Improved and expanded use of carbon-sequestering wood products, plus efficiencies in mill operations will make up the balance of the emission cuts.
Derek Nighbor, the new CEO of the Forest Products Association of Canada, says the federal government’s Canadian Forest Service estimated how much the forestry sector could contribute to reducing emissions and the industry bettered that estimate.
As part of the most recent United Nations climate negotiations in Paris, Canada committed to cut its overall emissions 30 per cent below 2005 levels by 2030—a reduction that amounts to about 225 million tonnes a year.
The forestry industry association says its carbon measures will make up about 13 per cent of that 2030 emissions promise and that the industry will be tracking its progress to ensure its emissions are coming down.

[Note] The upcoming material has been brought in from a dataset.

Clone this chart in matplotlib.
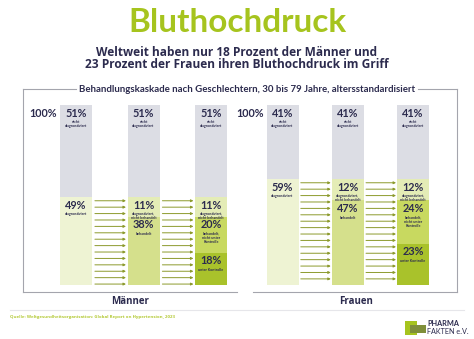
import numpy as np
import matplotlib
matplotlib.use("Agg")
import matplotlib.pyplot as plt
from matplotlib.patches import Polygon
from matplotlib.lines import Line2D

# data (percent of people with hypertension, 30-79 years)
steps = [0, 1, 2]
men_values = [[51, 49], [51, 11, 38], [51, 11, 20, 18]]
women_values = [[41, 59], [41, 12, 47], [41, 12, 24, 23]]
segment_labels = [
    ["nicht\ndiagnostiziert", "diagnostiziert"],
    ["nicht\ndiagnostiziert", "diagnostiziert,\nnicht behandelt", "behandelt"],
    ["nicht\ndiagnostiziert", "diagnostiziert,\nnicht behandelt",
     "behandelt,\nnicht unter\nKontrolle", "unter Kontrolle"],
]
panel_names = ["Männer", "Frauen"]

# styling
grey = '#dcdde4'
seg_colors = [
    [grey, '#eef3d3'],
    [grey, '#e4ecb6', '#d5e08c'],
    [grey, '#e4ecb6', '#c8d960', '#a9c22b'],
]
navy = '#2c2b4e'
lime = '#a6c41e'
arrow_col = '#8c9a2c'
frame_col = '#a4a5ad'

W, H = 474, 339
fig = plt.figure(figsize=(W / 100, H / 100), dpi=100)
fig.patch.set_facecolor('white')


def fx(x):
    return x / W


def fy(y):
    return 1 - y / H


# titles
fig.text(fx(237), fy(23), "Bluthochdruck", ha='center', va='center',
         fontsize=24, fontweight='bold', family='Lato', color=lime)
fig.text(fx(237), fy(52), "Weltweit haben nur 18 Prozent der Männer und",
         ha='center', va='center', fontsize=8.6, fontweight='bold',
         family='Open Sans', color=navy)
fig.text(fx(237), fy(65), "23 Prozent der Frauen ihren Bluthochdruck im Griff",
         ha='center', va='center', fontsize=8.6, fontweight='bold',
         family='Open Sans', color=navy)
fig.text(fx(247), fy(89), "Behandlungskaskade nach Geschlechtern, 30 bis 79 Jahre, altersstandardisiert",
         ha='center', va='center', fontsize=6.9, fontweight='bold',
         family='Lato', color=navy)

# frame around both panels
frame = [([23, 76], [89, 89]), ([418, 457], [89, 89]),
         ([23, 23], [89, 292]), ([457, 457], [89, 292]),
         ([23, 237], [292, 292]), ([253, 457], [292, 292])]
for xs, ys in frame:
    fig.add_artist(Line2D([fx(x) for x in xs], [fy(y) for y in ys],
                          color=frame_col, lw=0.8))

# panels: (box left, box right, first bar centre px, px per step)
panels = [(23, 237, 76, 67.5, men_values), (253, 457, 282.5, 65.25, women_values)]
px_per_pct = 1.8
for p, (bl, br, c0, step_px, values) in enumerate(panels):
    ax = fig.add_axes([fx(bl), fy(292), (br - bl) / W, (292 - 89) / H])
    ax.set_xlim(-(c0 - bl) / step_px, (br - c0) / step_px)
    ax.set_ylim(-(292 - 285) / px_per_pct, 100 + (105 - 89) / px_per_pct)
    ax.axis('off')
    bw = 32 / step_px
    for i in steps:
        top = 100
        for j, v in enumerate(values[i]):
            ax.bar(i, v, bottom=top - v, width=bw, color=seg_colors[i][j], lw=0)
            ax.text(i, top - 4.6, f"{v}%", ha='center', va='center', fontsize=7.8,
                    fontweight='bold', family='Lato', color=navy)
            ax.text(i, top - 8.4, segment_labels[i][j], ha='center', va='top',
                    fontsize=2.6, fontweight='bold', family='Lato', color=navy,
                    linespacing=1.1)
            top -= v
    ax.text(-0.49, 95.5, "100%", ha='center', va='center', fontsize=7.8,
            fontweight='bold', family='Lato', color=navy, clip_on=False)
    # arrows between the steps
    diag = 100 - values[0][0]
    for i in steps[:-1]:
        for y in np.arange(diag - 2.2, 0, -3.56):
            ax.annotate("", xy=(i + 0.74, y), xytext=(i + 0.28, y),
                        arrowprops=dict(arrowstyle='-|>', color=arrow_col,
                                        lw=0.7, mutation_scale=3.5,
                                        shrinkA=0, shrinkB=0))
    fig.text(fx((bl + br) / 2 + (1 if p else 0)), fy(301), panel_names[p],
             ha='center', va='center', fontsize=7, fontweight='bold',
             family='Open Sans', color=navy)

# separator and source
fig.add_artist(Line2D([fx(10), fx(464)], [fy(310), fy(310)], color='#e6e6ea', lw=0.8))
fig.text(fx(10), fy(317), "Quelle: Weltgesundheitsorganisation: Global Report on Hypertension, 2023",
         ha='left', va='center', fontsize=3.2, fontweight='bold',
         family='Open Sans', color='#b3c935')

# logo
fig.add_artist(Polygon([(fx(405), fy(321)), (fx(417), fy(321)), (fx(417), fy(335)), (fx(405), fy(335))],
                       closed=True, color='#a6c41e', lw=0))
fig.add_artist(Polygon([(fx(410), fy(325)), (fx(426), fy(325)), (fx(426), fy(333)), (fx(410), fy(333))],
                       closed=True, color='#7f8f3a', lw=0))
fig.text(fx(427), fy(324), "PHARMA", ha='left', va='center', fontsize=5.2,
         fontweight='bold', family='Lato', color=navy)
fig.text(fx(427), fy(331), "FAKTEN e.V.", ha='left', va='center', fontsize=5.2,
         family='Lato', color=navy)

fig.savefig('out.png', dpi=100, facecolor='white')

“We’re the first industry to come forward with a comprehensive plan and it’s a plan that we’re going to be reporting on every three years,” Nighbor said May 2 in an interview.
The forestry association is also contributing to all four federal-provincial policy working groups that are negotiating policy options for a pan-Canadian climate plan to be hammered out next fall. Those working groups, formed following a first ministers’ meeting in Vancouver at the beginning of March, were given six months to find some common ground on areas such as climate mitigation and adaptation, carbon pricing and clean technology innovation.
The forestry association’s “30 by 30 climate change challenge” is part of an intense lobbying effort that includes seeking government financial support for cleantech research and development and forest products procurement as part of infrastructure spending.
“There are a few levers here we need the government to pull,” said Nighbor.
The forestry sector says it has spent $1.5 billion on cleantech innovation over the last five years and that since 1990 it has reduced emissions from existing mills by two thirds.
Bob Larocque, the forest association’s environment and labour market policy director, said using wood waste for new laminate products and biofuels can reduce carbon emissions, as can planting faster-growing, climate-resistant trees that absorb more carbon from the atmosphere.
Canada is also re-introducing taller wood structure buildings, including construction of an 18-story residence at the University of British Columbia in Vancouver and a 13-story building in Quebec City. The association argues that wood laminate buildings not only sequester the carbon in the timber for the life of the building, they also don’t require the carbon-intensive concrete or steel of more conventional tall structures.